Single-use plastics are a huge issue that has nursery companies looking for creative solutions. Expect to see more discussion of the problem going forward.

Trend #8 The Cut Flower Boom

It's not surprising more people will be interested in growing flowers in 2021. When everything around you feels grim, flowers are such a great pick-me-up. Homegrown vegetables are practical. Flowers are for the soul. 

Two older books you might find at the library to inspire your floral creations: The Flower Recipe Book by Alethea Harampolis and Jill Ruzzo from 2013 and Vintage Flowers by Vic Brotherson from 2018.

I treated myself to this book at Christmas time. Canadian Christin Geall is a gardener, floral designer. photographer, writer and teacher. As one reviewer wrote, "It's floral design as an art."

Arranging what you grow is both fun and creative. Normally, we might not have the time to devote to displaying flowers, but our restless energy needs a creative outlet these days.

Trend #9 Themed Gardens

It's going to be a while before many traditional gardeners (the over 50 age group) feel comfortable enough to travel overseas. Introducing touches of faraway places into our humble backyard spaces is a way to travel without packing a suitcase. I can see themed gardens inspired by faraway places becoming increasingly popular.

For more novice gardeners, choosing a particular style or color theme gives selecting hardscaping, decorative accessories and plants a helpful focus.

The look of an English cottage garden reduced to suit a small backyard in Rosedale, ON.

A Japanese inspired pond in a private backyard.

I hope you've enjoyed this post. Let me know in the comments if any trends are inspiring your spring projects this year.

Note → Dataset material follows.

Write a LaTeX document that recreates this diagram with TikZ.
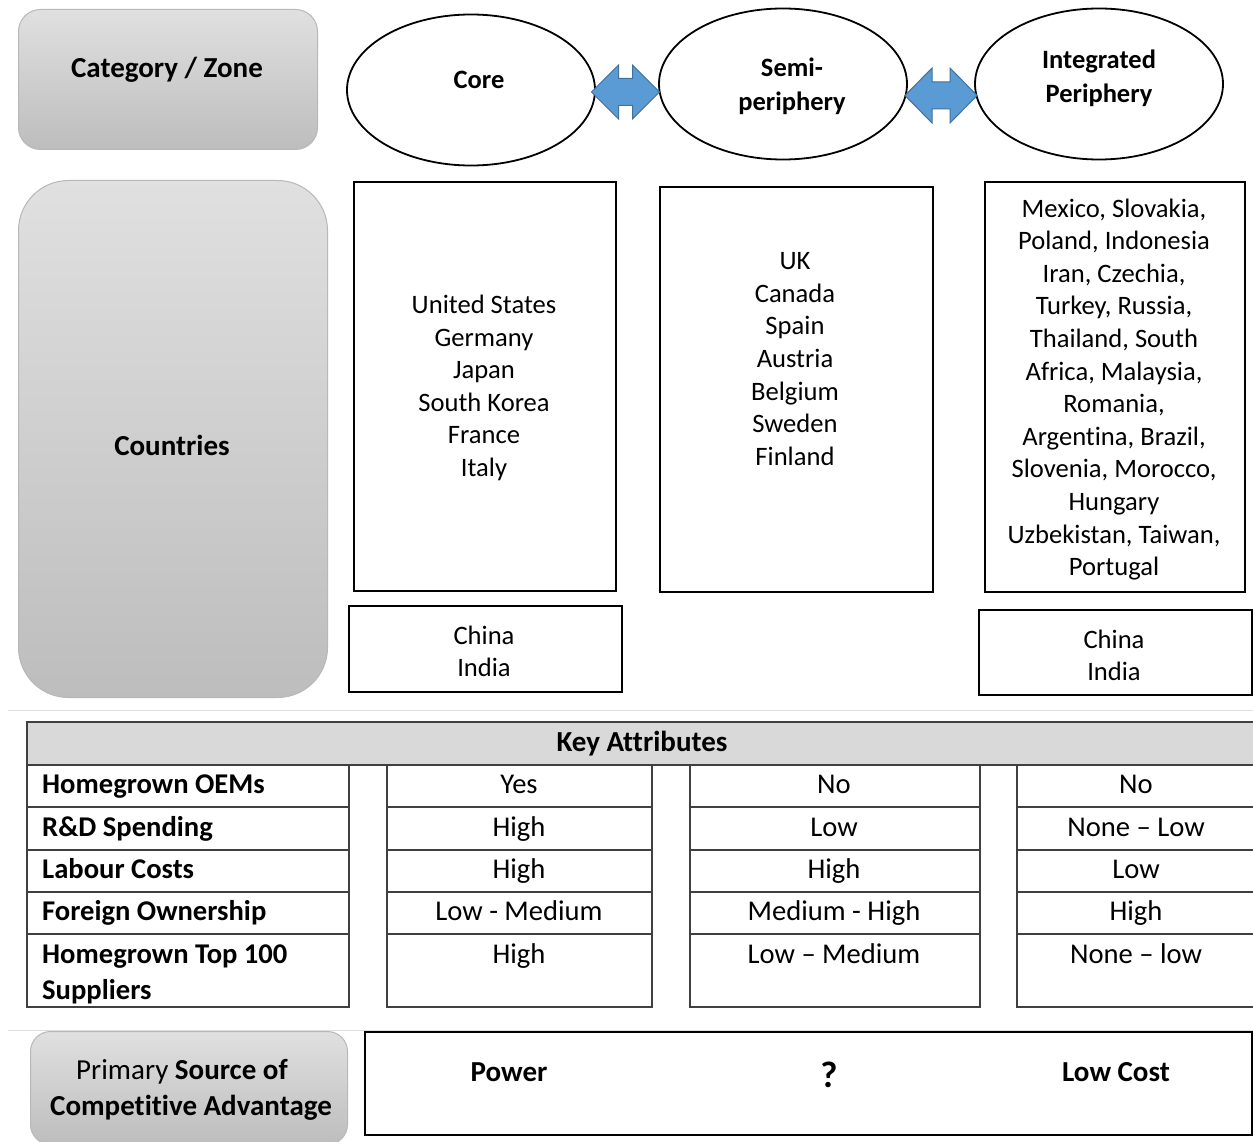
\documentclass[tikz,border=0pt]{standalone}
\usepackage{fontspec}
\setmainfont[Ligatures={NoCommon}]{Carlito}
\usetikzlibrary{shapes.geometric}
\definecolor{arrowblue}{HTML}{5B9BD5}
\definecolor{arrowedge}{HTML}{41719C}
\definecolor{tabline}{HTML}{404040}
\definecolor{hdrgray}{HTML}{D9D9D9}
\definecolor{sepgray}{HTML}{DDDDDD}
\definecolor{boxtop}{HTML}{E0E0E0}
\definecolor{boxbot}{HTML}{BDBDBD}
\definecolor{boxedge}{HTML}{B8B8B8}
\begin{document}
\begin{tikzpicture}[x=1pt,y=-1pt,
  graybox/.style={draw=boxedge, line width=1pt, top color=boxtop, bottom color=boxbot, inner sep=0, anchor=north west},
  zone/.style={ellipse, draw, line width=1.8pt, minimum width=248pt, minimum height=151pt, inner sep=0},
  zonetext/.style={font=\fontsize{26.5}{34}\selectfont\bfseries, align=center, inner sep=0},
  listbox/.style={draw, line width=2pt, inner sep=0, anchor=north west},
  listtext/.style={font=\fontsize{26.6}{32.6}\selectfont, align=center, inner sep=0},
  bigtext/.style={font=\fontsize{29}{36}\selectfont\bfseries, align=center, inner sep=0},
  tab/.style={draw=tabline, line width=1.3pt},
  rowlabel/.style={font=\fontsize{28.6}{36}\selectfont\bfseries, anchor=west, align=left, inner sep=0, text height=19pt, text depth=6pt},
  cell/.style={font=\fontsize{28.6}{36}\selectfont, inner sep=0, text height=19pt, text depth=6pt},
  blockarrow/.style={draw=arrowedge, fill=arrowblue, line width=1pt, line join=miter},
  sep/.style={draw=sepgray, line width=1pt}
]
\useasboundingbox (0,0) rectangle (1253,1142);
\fill[white] (0,0) rectangle (1253,1142);

% ---- left gray label boxes ----
\node[graybox, rounded corners=22pt, minimum width=299pt, minimum height=140pt] (catbox) at (18,9) {};
\node[bigtext] (cattext) at (167,70) {Category / Zone};
\node[graybox, rounded corners=50pt, minimum width=309pt, minimum height=517pt] (cntbox) at (18,180) {};
\node[bigtext] (cnttext) at (172,445) {Countries};

% ---- zones ----
\node[zone] (core) at (471,90) {};
\node[zonetext] at (479,79.5) {Core};
\node[zone] (semi) at (783,84) {};
\node[zonetext] at (792,86.5) {Semi-\\periphery};
\node[zone] (peri) at (1099,84) {};
\node[zonetext] at (1099,78) {Integrated\\Periphery};

% ---- block double arrows ----
\draw[blockarrow, shift={(625.5,92)}]
  (-34,0) -- (-7,-27) -- (-7,-13.5) -- (7,-13.5) -- (7,-27) -- (34,0)
  -- (7,27) -- (7,13.5) -- (-7,13.5) -- (-7,27) -- cycle;
\draw[blockarrow, shift={(941,95.5)}]
  (-36,0) -- (-9,-27.5) -- (-9,-13.5) -- (9,-13.5) -- (9,-27.5) -- (36,0)
  -- (9,27.5) -- (9,13.5) -- (-9,13.5) -- (-9,27.5) -- cycle;

% ---- country lists ----
\node[listbox, minimum width=262pt, minimum height=409pt] (corelist) at (353,181) {};
\node[listtext] at (484,388) {United States\\Germany\\Japan\\South Korea\\France\\Italy};
\node[listbox, minimum width=273pt, minimum height=405pt] (semilist) at (659,186) {};
\node[listtext] at (795,359) {UK\\Canada\\Spain\\Austria\\Belgium\\Sweden\\Finland};
\node[listbox, minimum width=260pt, minimum height=410pt] (perilist) at (984,181) {};
\node[listtext] at (1114,389.5) {Mexico, Slovakia,\\Poland, Indonesia\\Iran, Czechia,\\Turkey, Russia,\\Thailand, South\\Africa, Malaysia,\\Romania,\\Argentina, Brazil,\\Slovenia, Morocco,\\Hungary\\Uzbekistan, Taiwan,\\Portugal};

\node[listbox, minimum width=273pt, minimum height=86pt] (ci1) at (348,605) {};
\node[listtext] at (484,651.5) {China\\India};
\node[listbox, minimum width=273pt, minimum height=85pt] (ci2) at (978,609) {};
\node[listtext] at (1114,655.5) {China\\India};

% ---- separators ----
\draw[sep] (8,710.5) -- (1253,710.5);
\draw[sep] (8,1030) -- (1253,1030);

% ---- table ----
\draw[tab, fill=hdrgray] (27,722) rectangle (1262,765);
\node[bigtext] at (642,744) {Key Attributes};
\foreach \xa/\xb in {27/349, 387/652, 690/980, 1017/1262}{
  \draw[tab] (\xa,765) rectangle (\xb,1007);
  \foreach \yy in {807,850,892,934}{ \draw[tab] (\xa,\yy) -- (\xb,\yy); }
}
\node[rowlabel] at (42,787) {Homegrown OEMs};
\node[rowlabel] at (42,829.5) {R\&D Spending};
\node[rowlabel] at (42,872) {Labour Costs};
\node[rowlabel] at (42,914) {Foreign Ownership};
\node[font=\fontsize{28.6}{36}\selectfont\bfseries, anchor=west, align=left, inner sep=0] at (42,974) {Homegrown Top 100\\Suppliers};

\foreach \y/\a/\b/\c in {787/Yes/No/No, 829.5/High/Low/None – Low, 872/High/High/Low, 914/Low - Medium/Medium - High/High, 957/High/Low – Medium/None – low}{
  \node[cell] at (519,\y) {\a};
  \node[cell] at (834,\y) {\b};
  \node[cell] at (1136,\y) {\c};
}

% ---- bottom ----
\node[graybox, rounded corners=20pt, minimum width=317pt, minimum height=113pt] (advbox) at (30,1031) {};
\node[font=\fontsize{29}{36}\selectfont, align=center, inner sep=0] at (191,1090) {Primary \textbf{Source of}\hspace*{18pt}\\\textbf{Competitive Advantage}};
\node[listbox, minimum width=887pt, minimum height=103pt] (adv) at (364,1031) {};
\node[bigtext] at (509,1072) {Power};
\node[font=\fontsize{37}{40}\selectfont\bfseries, inner sep=0] at (829,1075) {?};
\node[bigtext] at (1116,1072) {Low Cost};
\end{tikzpicture}
\end{document}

  1. Welcome back. Dahlis are a gorgeous flower but for some reason I've always been afraid to plant them.... I just may have to buy the book. Your post has given me some ideas. Thank you

    1. Thanks so much Miss dar! Always happy to hear my posts are a source of inspiration.
      I have always been lazy about growing dahlias because I can buy them so easily and cheaply at the local farmer's market. That ready source of flowers ended last year with the COVID-19 lockdown, so I grew some dahlias (in pots) for the first time. I had some success but could do better. This summer, I think I will plant them in the ground.

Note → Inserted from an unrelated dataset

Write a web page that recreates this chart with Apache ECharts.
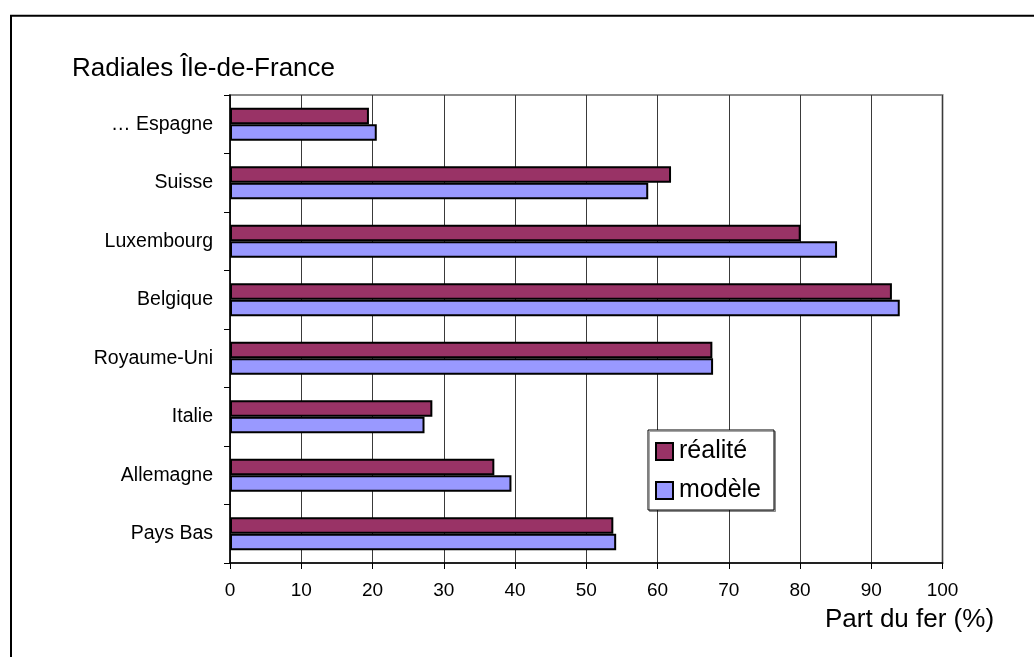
<!DOCTYPE html>
<html>
<head>
<meta charset="utf-8">
<title>Radiales Île-de-France</title>
<script src="https://cdn.jsdelivr.net/npm/echarts@6/dist/echarts.min.js"></script>
<style>
  html, body { margin: 0; padding: 0; background: #ffffff; }
  #chart { width: 1034px; height: 657px; }
</style>
</head>
<body>
<div id="chart"></div>
<script>
// Countries, listed top to bottom
const categories = ['… Espagne', 'Suisse', 'Luxembourg', 'Belgique', 'Royaume-Uni', 'Italie', 'Allemagne', 'Pays Bas'];
// Rail share (%) observed
const realite = [19.5, 61.9, 80.1, 92.9, 67.7, 28.4, 37.1, 53.8];
// Rail share (%) from the model
const modele = [20.6, 58.7, 85.2, 94.0, 67.8, 27.3, 39.5, 54.2];
const xTicks = { min: 0, max: 100, interval: 10 };

const FONT = '"Liberation Sans", Arial, sans-serif';

const chart = echarts.init(document.getElementById('chart'), null, { renderer: 'canvas' });

const barStyle = (color) => ({
  color: color,
  borderColor: '#000000',
  borderWidth: 2
});

chart.setOption({
  animation: false,
  backgroundColor: '#ffffff',
  textStyle: { fontFamily: FONT, color: '#000000' },
  title: {
    text: 'Radiales Île-de-France',
    left: 72,
    top: 56,
    padding: 0,
    textStyle: { fontFamily: FONT, fontSize: 26, fontWeight: 'normal', color: '#000000' }
  },
  legend: {
    orient: 'vertical',
    left: 648,
    top: 430,
    padding: [9, 13, 7, 7],
    itemGap: 14,
    itemWidth: 17,
    itemHeight: 17,
    icon: 'rect',
    backgroundColor: '#ffffff',
    borderColor: '#000000',
    borderWidth: 1,
    shadowColor: 'rgba(0,0,0,0.35)',
    shadowOffsetX: 1.5,
    shadowOffsetY: 1.5,
    textStyle: { fontFamily: FONT, fontSize: 25, color: '#000000', padding: [0, 0, 0, 1] },
    data: ['réalité', 'modèle']
  },
  grid: {
    left: 230,
    right: 91.5,
    top: 95,
    bottom: 94,
    show: true,
    borderColor: '#8a8a8a',
    borderWidth: 2,
    backgroundColor: 'transparent'
  },
  xAxis: {
    type: 'value',
    min: xTicks.min,
    max: xTicks.max,
    interval: xTicks.interval,
    axisLine: { show: true, lineStyle: { color: '#000000', width: 1.5 } },
    axisTick: { show: true, length: 6, lineStyle: { color: '#000000', width: 1 } },
    axisLabel: { fontFamily: FONT, fontSize: 19, color: '#000000', margin: 18 },
    splitLine: { show: true, lineStyle: { color: '#3a3a3a', width: 1 } }
  },
  yAxis: {
    type: 'category',
    inverse: true,
    data: categories,
    axisLine: { show: true, lineStyle: { color: '#000000', width: 1.5 } },
    axisTick: { show: true, length: 6, lineStyle: { color: '#000000', width: 1 } },
    axisLabel: { fontFamily: FONT, fontSize: 19.5, color: '#000000', margin: 17 },
    splitLine: { show: false }
  },
  series: [
    {
      name: 'réalité',
      type: 'bar',
      data: realite,
      barWidth: 16.5,
      barGap: '0%',
      itemStyle: barStyle('#993366')
    },
    {
      name: 'modèle',
      type: 'bar',
      data: modele,
      barWidth: 16.5,
      barGap: '0%',
      itemStyle: barStyle('#9999ff')
    }
  ],
  graphic: [
    {
      type: 'rect',
      silent: true,
      z: -10,
      shape: { x: 11, y: 15.7, width: 1200, height: 800 },
      style: { fill: 'none', stroke: '#000000', lineWidth: 2 }
    },
    {
      type: 'text',
      silent: true,
      left: 825,
      top: 607,
      style: {
        text: 'Part du fer (%)',
        font: '26px "Liberation Sans", Arial, sans-serif',
        fill: '#000000'
      }
    }
  ]
});
</script>
</body>
</html>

  2. Hhahaha yes, sooooo many things resonated. I'm growing a lot more cut flowers this yesr, I had fun donarrangemrnts with the dillarstore seeds I was able to find last spring! Ramping it up for this year.

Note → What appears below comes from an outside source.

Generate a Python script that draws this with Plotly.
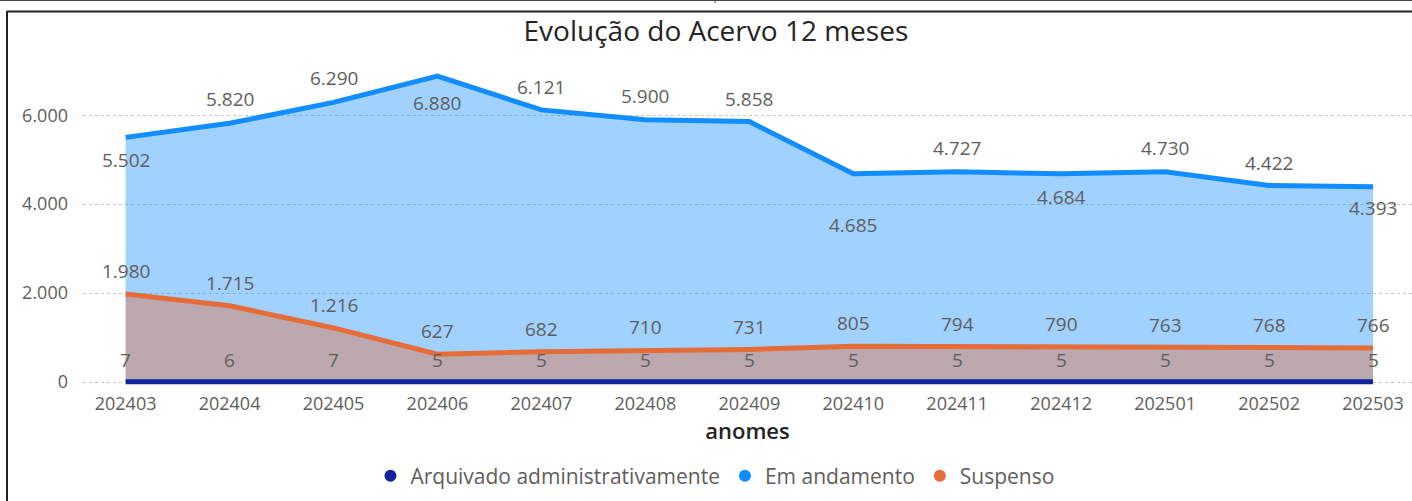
import plotly.graph_objects as go

meses = ["202403", "202404", "202405", "202406", "202407", "202408", "202409",
         "202410", "202411", "202412", "202501", "202502", "202503"]
em_andamento = [5502, 5820, 6290, 6880, 6121, 5900, 5858, 4685, 4727, 4684, 4730, 4422, 4393]
suspenso = [1980, 1715, 1216, 627, 682, 710, 731, 805, 794, 790, 763, 768, 766]
arquivado = [7, 6, 7, 5, 5, 5, 5, 5, 5, 5, 5, 5, 5]

# label offsets in px (positive = above the line)
off_em = [-23, 24, 24, -27, 23, 24, 23, -51, 24, -23, 24, 22, -21]
off_susp = [23] * 13
off_arq = [22] * 13

BLUE = "#118DFF"
ORANGE = "#E66C37"
NAVY = "#12239E"
GRAY = "#605E5C"
FONT = "Open Sans"

fig = go.Figure()
fig.add_trace(go.Scatter(x=meses, y=em_andamento, mode="lines", fill="tozeroy",
                         line=dict(color=BLUE, width=5), fillcolor="rgba(17,141,255,0.4)",
                         showlegend=False, hoverinfo="skip"))
fig.add_trace(go.Scatter(x=meses, y=suspenso, mode="lines", fill="tozeroy",
                         line=dict(color=ORANGE, width=5), fillcolor="rgba(230,108,55,0.4)",
                         showlegend=False, hoverinfo="skip"))
fig.add_trace(go.Scatter(x=meses, y=arquivado, mode="lines", fill="tozeroy",
                         line=dict(color=NAVY, width=5), fillcolor="rgba(18,35,158,0.4)",
                         showlegend=False, hoverinfo="skip"))

# legend entries (circle markers)
for name, col in [("Arquivado administrativamente", NAVY), ("Em andamento", BLUE), ("Suspenso", ORANGE)]:
    fig.add_trace(go.Scatter(x=[None], y=[None], mode="markers", name=name,
                             marker=dict(symbol="circle", size=15, color=col)))

def fmt(v):
    return f"{v:,}".replace(",", ".")

annotations = []
for series, offs in [(em_andamento, off_em), (suspenso, off_susp), (arquivado, off_arq)]:
    for i, (v, o) in enumerate(zip(series, offs)):
        annotations.append(dict(x=i, y=v, xref="x", yref="y", text=fmt(v), showarrow=False,
                                yshift=o, font=dict(family=FONT, size=19, color=GRAY)))

# frame shapes (paper coordinates relative to plot area)
L, R, T, B = 83, 1412, 53, 385
YMIN, YMAX = -67, 7400
W, H = R - L, B - T
def px(xp):
    return (xp - L) / W
def py(yp):
    return (B - yp) / H

shapes = [
    dict(type="line", xref="paper", yref="paper", x0=px(0), x1=px(1412), y0=py(0.5), y1=py(0.5),
         line=dict(color="#444444", width=1)),
    dict(type="line", xref="paper", yref="paper", x0=px(715), x1=px(715), y0=py(0), y1=py(3),
         line=dict(color="#444444", width=1)),
    dict(type="line", xref="paper", yref="paper", x0=px(7), x1=px(1412), y0=py(11.5), y1=py(11.5),
         line=dict(color="#222222", width=2)),
    dict(type="line", xref="paper", yref="paper", x0=px(7), x1=px(7), y0=py(11), y1=py(501),
         line=dict(color="#222222", width=2)),
]

fig.update_layout(
    width=1412, height=501,
    margin=dict(l=L, r=1412 - R, t=T, b=501 - B, autoexpand=False),
    paper_bgcolor="white", plot_bgcolor="white",
    separators=",.",
    font=dict(family=FONT, color=GRAY, size=18),
    title=dict(text="Evolução do Acervo 12 meses", x=0.507, xref="container", xanchor="center",
               y=1 - 31 / 501, yref="container", yanchor="middle",
               font=dict(family=FONT, size=28, color="#252423", weight=500)),
    showlegend=True,
    legend=dict(orientation="h", x=0.4755, xanchor="center", y=1 - 476 / 501, yref="container",
                yanchor="middle",
                font=dict(family=FONT, size=21, color=GRAY), itemsizing="constant",
                bgcolor="rgba(0,0,0,0)"),
    annotations=annotations,
    shapes=shapes,
    xaxis=dict(type="category", range=[-0.41, 12.375], showgrid=False, zeroline=False,
               showline=False, ticks="", ticklabelstandoff=6,
               tickfont=dict(family=FONT, size=18, color=GRAY),
               title=dict(text="anomes", font=dict(family=FONT, size=22, color="#252423", weight=600),
                          standoff=9)),
    yaxis=dict(range=[YMIN, YMAX], tickvals=[0, 2000, 4000, 6000], tickformat=",d",
               showgrid=True, gridcolor="#C8C6C4", griddash="dot", gridwidth=1,
               zeroline=False, showline=False, ticks="", ticklabelstandoff=14,
               tickfont=dict(family=FONT, size=18, color=GRAY)),
)

fig.write_html("out.html", config={"displayModeBar": False},
               post_script="document.body.style.margin='0';")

    I did a lot of seed swaps in the fall and I loved it. It gave me a huge variety i never would ahve dreamed of trying including some procut sunflowers, we shall see how they do. I dont put 100% confidence in swapped seeds, but so far I've been plese tly surprised, only a few haven't done anything yet.

    I got hooked watching garden channels on youtubw as well, hahahaha its like you wrote this blog for me hahahha. I actually started my own channel hoping to highlight more things here in Ontario, and show gardening ona much smaller scale then you see online. As much as i Love Laura, I just can not relate.

    The greenhouses are amazing, no roo for o e, we are setting up a temporary 6x6cold frame, as spom as the ground thaws enough to get the stakes in.

    Great article I really enjoyed it, will pursue the rest of your blog when I have time.

    I have a sewing blog thats slowly been taken over by gwrdening hahaha ooops.

    1. Hi Venice, Nice to hear from another Brampton gardener. I have a couple of cold frames and I think of them as a small unheated greenhouse. You can certainly do a lot with them.

  3. So glad to read your inspiring post! Welcome back! I thought I was the only one who became enthralled by dahlias last year, but looks like I'll have plenty of company this year.

    1. Thanks Kay. I do think you and your dahlias will have lots of great company.

  4. What a lovely post, full of inspiration!
    Love from Titti

    1. Thanks Titti! Hope you are staying well. Spring can't come soon enough!